Figure 6. Enzyme biodistribution in ARSA-HA/FAH^–/– chimeras.

(A) Immunohistochemistry of a liver section from a representative chimeric mouse showing FAH⁺ hepatocytes from ARSA-HA–transgenic donors repopulating the FAH^–/– recipient. Scale bar: 20 μm. (B) Western blot analysis of liver samples from chimeric (nos. 17, 19, 23, and 26), control FAH^+/– (Co), GT-treated (GT: 2 different animals), and transgenic mice. Blot hybridization with anti-HA antibody (upper panel) showed ARSA-HA expression in chimeric mice and detectable protein in the GT mouse. GAPDH hybridization was used for normalization (lower panel). The engraftment of ARSA-HA, FAH⁺ hepatocytes was quantified by the percentage of FAH⁺ cells on liver sections (C) and by ARSA-HA activity of liver samples, expressed as fold increase compared with FAH^+/– levels (D). LV content in the liver is expressed in CpC (right y axes in C and D). (E) ARSA-HA activity was detected in the serum of GT and chimeric mice, indicating that the tagged enzyme was secreted into the bloodstream. (F–J) Confocal immunofluorescence and Western blot analysis of kidney (F and G), DRG (H), and brain (I and J) from representative mice.
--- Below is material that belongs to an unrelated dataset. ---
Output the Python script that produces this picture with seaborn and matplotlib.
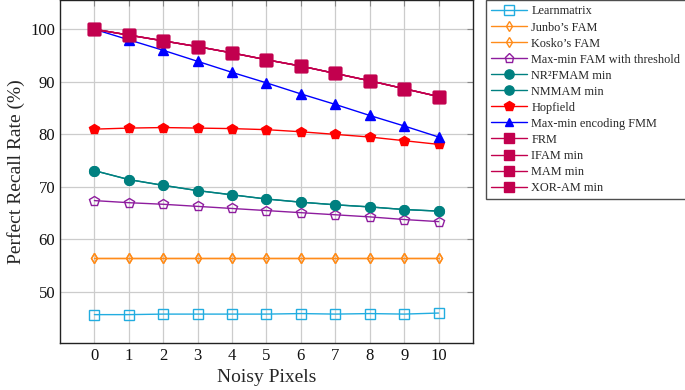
import matplotlib
matplotlib.use("Agg")
import matplotlib.pyplot as plt
import seaborn as sns
import numpy as np
import pandas as pd

noisy_pixels = [0, 1, 2, 3, 4, 5, 6, 7, 8, 9, 10]

learnmatrix = [45.7, 45.7, 45.8, 45.8, 45.8, 45.8, 45.9, 45.8, 45.9, 45.8, 46.0]
junbo_fam = [56.5, 56.5, 56.5, 56.5, 56.5, 56.5, 56.5, 56.5, 56.5, 56.5, 56.5]
kosko_fam = [56.5, 56.5, 56.5, 56.5, 56.5, 56.5, 56.5, 56.5, 56.5, 56.5, 56.5]
maxmin_fam_thr = [67.4, 67.0, 66.7, 66.3, 65.9, 65.5, 65.1, 64.7, 64.3, 63.8, 63.4]
nr2fmam_min = [73.1, 71.4, 70.3, 69.3, 68.5, 67.7, 67.1, 66.6, 66.2, 65.7, 65.4]
nmmam_min = [73.1, 71.4, 70.3, 69.3, 68.5, 67.7, 67.1, 66.6, 66.2, 65.7, 65.4]
hopfield = [81.0, 81.2, 81.3, 81.2, 81.1, 80.9, 80.5, 80.0, 79.5, 78.8, 78.1]
maxmin_enc_fmm = [100.0, 98.0, 96.0, 93.9, 91.8, 89.8, 87.7, 85.7, 83.6, 81.6, 79.5]
frm = [100.0, 98.9, 97.8, 96.7, 95.5, 94.2, 93.0, 91.6, 90.2, 88.7, 87.2]
ifam_min = [100.0, 98.9, 97.8, 96.7, 95.5, 94.2, 93.0, 91.6, 90.2, 88.7, 87.2]
mam_min = [100.0, 98.9, 97.8, 96.7, 95.5, 94.2, 93.0, 91.6, 90.2, 88.7, 87.2]
xor_am_min = [100.0, 98.9, 97.8, 96.7, 95.5, 94.2, 93.0, 91.6, 90.2, 88.7, 87.2]

series_names = ["Learnmatrix", "Junbo\u2019s FAM", "Kosko\u2019s FAM",
                "Max-min FAM with threshold", "NR\u00b2FMAM min", "NMMAM min",
                "Hopfield", "Max-min encoding FMM", "FRM", "IFAM min",
                "MAM min", "XOR-AM min"]
series_values = [learnmatrix, junbo_fam, kosko_fam, maxmin_fam_thr, nr2fmam_min,
                 nmmam_min, hopfield, maxmin_enc_fmm, frm, ifam_min, mam_min,
                 xor_am_min]

crimson = "#c2004e"
styles = [
    dict(color="#22ade0", marker="s", ms=7, mfc="none"),
    dict(color="#ff8c1a", marker="d", ms=5.5, mfc="none"),
    dict(color="#ff8c1a", marker="d", ms=5.5, mfc="none"),
    dict(color="#8e1c9e", marker="p", ms=7, mfc="none"),
    dict(color="#008080", marker="o", ms=7, mfc="#008080"),
    dict(color="#008080", marker="o", ms=7, mfc="#008080"),
    dict(color="#ff0000", marker="p", ms=7.5, mfc="#ff0000"),
    dict(color="#0000ff", marker="^", ms=6.5, mfc="#0000ff"),
    dict(color=crimson, marker="s", ms=8, mfc=crimson),
    dict(color=crimson, marker="s", ms=8, mfc=crimson),
    dict(color=crimson, marker="s", ms=8, mfc=crimson),
    dict(color=crimson, marker="s", ms=8, mfc=crimson),
]

sns.set_style("white")
plt.rcParams["font.family"] = ["Liberation Serif", "DejaVu Serif"]

fig = plt.figure(figsize=(6.85, 3.9), dpi=100)
ax = fig.add_axes([60 / 685, 1 - 343 / 390, (473 - 60) / 685, 343 / 390 - 0.001])

for name, vals, st in zip(series_names, series_values, styles):
    df = pd.DataFrame({"x": noisy_pixels, "y": vals})
    sns.lineplot(data=df, x="x", y="y", ax=ax, color=st["color"], marker=st["marker"],
                 markersize=st["ms"], markerfacecolor=st["mfc"],
                 markeredgecolor=st["color"], markeredgewidth=1.0, linewidth=1.0,
                 label=name, legend=False)

ax.set_xlim(-1, 11)
ax.set_ylim(40.3, 105.5)
ax.set_xticks(noisy_pixels)
ax.set_yticks([50, 60, 70, 80, 90, 100])
ax.grid(True, color="#cccccc", linewidth=0.9)
ax.set_axisbelow(True)
for s in ax.spines.values():
    s.set_color("#222222")
    s.set_linewidth(1.0)
ax.tick_params(axis="both", direction="in", length=4, color="#888888",
               labelsize=12, top=True, right=True, labelcolor="#111111")
ax.set_xlabel("Noisy Pixels", fontsize=14)
ax.set_ylabel("Perfect Recall Rate (%)", fontsize=14)

handles, labels = ax.get_legend_handles_labels()
leg = fig.legend(handles, labels, loc="upper left", bbox_to_anchor=(486 / 685, 1.0),
                 fontsize=8.8, frameon=True, fancybox=False, edgecolor="#222222",
                 handlelength=2.9, labelspacing=0.33, borderpad=0.45,
                 handletextpad=0.35, borderaxespad=0, markerscale=0.95)
leg.get_frame().set_linewidth(1.0)

fig.savefig("out.png", dpi=100)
For Western blots, anti-HA hybridization is shown in the upper panels, anti-GAPDH in the lower panels, and MW markers on the right (in kDa). ARSA-HA signal was detected in the kidney and DRG of transgenic, GT, and chimeric mice. In contrast, the signal was detected only in the brain of transgenic and GT mice, not of chimeric mice, indicating that ARSA-HA could not reach the brain from the bloodstream. Scale bar: 20 μm.